Toutefois : en Suisse, un moratoire sur la culture de plantes génétiquement modifiées contenant de l'ADN étranger à l'espèce est en vigueur depuis la votation populaire de novembre 2005. En 2022, le Parlement a prolongé le moratoire pour la quatrième fois jusqu'en 2025. Parallèlement, le Conseil fédéral a été chargé de présenter d'ici 2025 un projet d'acte législatif pour une réglementation de l'autorisation des plantes utiles NGT basée sur les risques. Selon le mandat du Parlement[13], les NGT doivent présenter "une valeur ajoutée avérée pour l'agriculture, l'environnement ou les consommateurs" par rapport aux sélections traditionnelles.

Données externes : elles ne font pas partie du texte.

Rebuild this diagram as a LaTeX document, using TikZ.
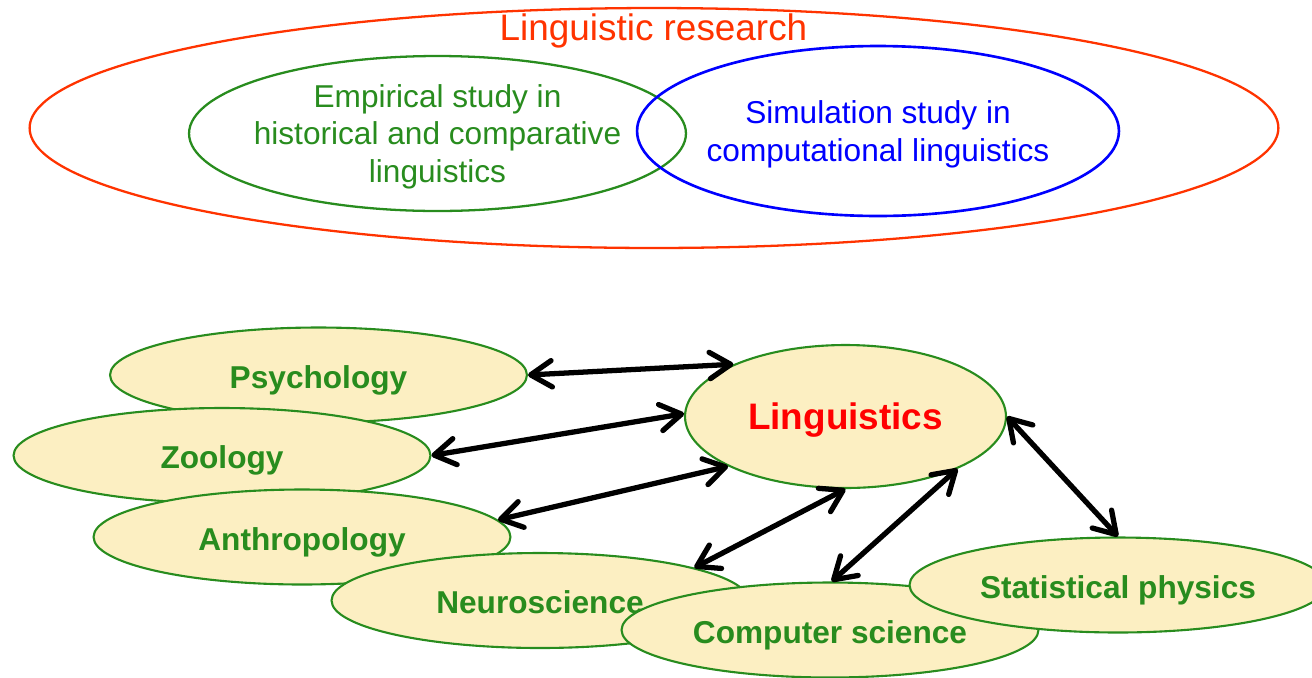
\documentclass[tikz,border=0pt]{standalone}
\usepackage{fontspec}
\setmainfont{Liberation Sans}
\usetikzlibrary{shapes.geometric,arrows.meta}
\definecolor{leafgreen}{RGB}{40,140,30}
\definecolor{creamfill}{RGB}{252,239,194}
\definecolor{orangered}{RGB}{255,51,0}
\definecolor{purered}{RGB}{255,0,0}
\definecolor{pureblue}{RGB}{0,0,255}
\tikzset{
  outline/.style={ellipse, inner sep=0pt, line width=1.3pt},
  field/.style={ellipse, draw=leafgreen, fill=creamfill, line width=1.2pt,
    inner sep=0pt, minimum width=8.34cm, minimum height=1.9cm,
    text=leafgreen, font=\fontsize{18}{21}\selectfont\bfseries,
    text height=17pt, text depth=2pt},
  link/.style={line width=3pt, {Straight Barb[length=12pt,width=15pt,round]}-{Straight Barb[length=12pt,width=15pt,round]}}
}
\newcommand{\topstrut}{\rule{0pt}{16.8pt}}
\begin{document}
\begin{tikzpicture}[x=0.02cm,y=-0.02cm]
\useasboundingbox (0,0) rectangle (1312,677);

% research areas
\node[outline, draw=orangered, minimum width=24.98cm, minimum height=4.8cm] (res) at (654,128) {};
\node[text=orangered, font=\fontsize{21}{25}\selectfont, anchor=base] (restitle) at (653.5,40) {Linguistic research};
\node[outline, draw=leafgreen, minimum width=9.94cm, minimum height=3.1cm] (emp) at (437.5,133.5) {};
\node[text=leafgreen, align=center, inner sep=0pt, font=\fontsize{18}{21.5}\selectfont] (emptext) at (emp.center)
  {\topstrut Empirical study in\\historical and comparative\\linguistics};
\node[outline, draw=pureblue, line width=1.5pt, minimum width=9.64cm, minimum height=3.4cm] (sim) at (878,131) {};
\node[text=pureblue, align=center, inner sep=0pt, font=\fontsize{18}{22.1}\selectfont] (simtext) at (sim.center)
  {\topstrut Simulation study in\\computational linguistics};

% neighbouring disciplines
\node[field] (psy) at (318.5,375) {Psychology};
\node[field] (zoo) at (222,455.5) {Zoology};
\node[field] (ant) at (302,537) {Anthropology};
\node[field] (neu) at (540,600.5) {Neuroscience};
\node[field] (cs) at (830,630) {Computer science};
\node[field] (sp) at (1118,585) {Statistical physics};
\node[field, minimum width=6.42cm, minimum height=2.86cm, text=purered,
  font=\fontsize{21}{25}\selectfont\bfseries] (ling) at (845.5,416.5) {Linguistics};

% links to linguistics
\draw[link] (psy.east) -- (ling.155.6);
\draw[link] (zoo.east) -- (ling.179);
\draw[link] (ant.5) -- (ling.203.6);
\draw[link] (neu.12.4) -- (ling.270);
\draw[link] (cs.88) -- (ling.335.4);
\draw[link] (ling.east) -- (sp.north);
\end{tikzpicture}
\end{document}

Dans l'UE, un arrêt de la Cour de justice européenne de 2018 sur les NGT a soumis cette technique à la loi européenne sur le génie génétique. La procédure d'autorisation de cette dernière, axée sur les processus, est liée à des conditions extrêmes qui rendent la culture presque impossible. Mais en été 2023, la Commission européenne a mis en consultation un projet de loi qui prévoit le passage à l'autorisation de produit pour les plantes NGT et devrait ainsi simplifier l'autorisation de mise sur le marché : Les obstacles administratifs tels que l'étiquetage spécial ou un flux de marchandises entièrement séparé ne sont plus prévus. Les scientifiques sont unanimes : les organismes génétiquement modifiés (OGM) et les plantes NGT ne présentent pas plus de risques que les plantes cultivées de manière traditionnelle[14]. Aux Etats-Unis, dans plusieurs pays d'Amérique du Sud et en Australie, les plantes NGT ne sont pas soumises à la réglementation légale en tant qu'OGM (voir les pays en vert foncé sur la figure 2).
Un potentiel prometteur
Les nouvelles techniques génomiques sont prometteuses en termes d'augmentation de la productivité, de sécurité alimentaire, de revenus agricoles ou de réduction de l'empreinte environnementale. Elles permettent en effet d'économiser des terres et de réduire les pertes de production - dues par exemple à des attaques de parasites ou à la sécheresse. Ils réduisent ainsi les émissions de CO2 et la consommation d'eau. Il reste cependant à voir si les projets de dérégulation seront couronnés de succès ou si le génie génétique vert en Europe restera une histoire d'opportunités manquées.
L'acceptation sociale joue un rôle important à cet égard. Celle-ci influence en effet les investissements à long terme dans les variétés innovantes et le développement des technologies de sélection. Comme les NGT sont peu coûteuses, de nouvelles entreprises pourraient, si les conditions-cadres le permettent, se lancer sur ce marché et stimuler la concurrence. La Grande-Bretagne montre l'exemple : Grâce à sa pratique pragmatique en matière d'autorisation des plantes NGT, le pays est en passe de devenir le leader de la recherche (fondamentale) dans le domaine agroalimentaire. Dans notre pays, le Parlement doit encore décider si la Suisse se rallie ou non à la tendance internationale de dérégulation des nouvelles techniques génomiques.